SALVADOR, RAEL / GARCÍA MEJÍA, HÉCTOR (FOTOGRAFIAS)
Hay una versión anterior a nosotros mismos.
No son pocos los libros antiguos que hablan de Jim Morrison, de ahí también que se equipare su imagen con la de Alejandro Magno y su discurso con el de Sófocles. Y uno se pregunta: ¿Qué batallas, qué triunfos, qué conquistas fueron las de sus noches saturnales en este planeta?.
Quien ha tomado -con todos los honores- el veneno de la fama, poco puede hablar de a libertad que lo glorifica.
Morrison supo entender de la filosofía de Platón un aspecto erótico que emanó como miel rancia en la política de la posguerra. Se podría decir que Morrison correlacionó el fanatismo contradictorio del Estado -en la turbia manifestación presente de lo lerdo, lo ordinario, lo cínico, lo criminal y lo vulgar- con los virtudes provocadoras del alma.
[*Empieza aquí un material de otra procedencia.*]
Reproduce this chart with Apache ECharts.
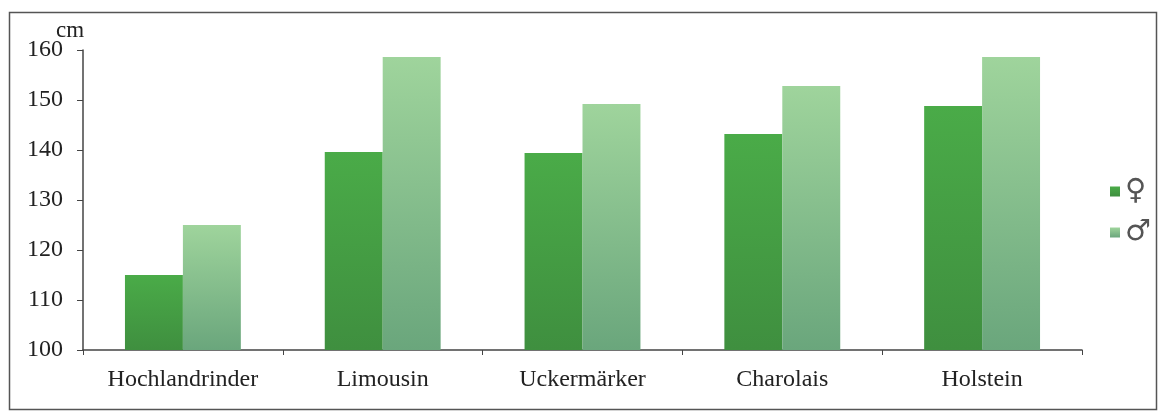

Observó, en el ideal de una moral decadente, un nuevo "romanticismo": el de Jean-Paul Sartre, quien abanderó una caravana que partió del Café Le Flore en París y prosperó -vía New York Beat- en San Francisco, esquina con Los Ángeles.
El Existencialismo que, después de Kerouac -en un clima de festiva epopeya, en los años 50 y 60-, coleó como desprendido apéndice de lagarto.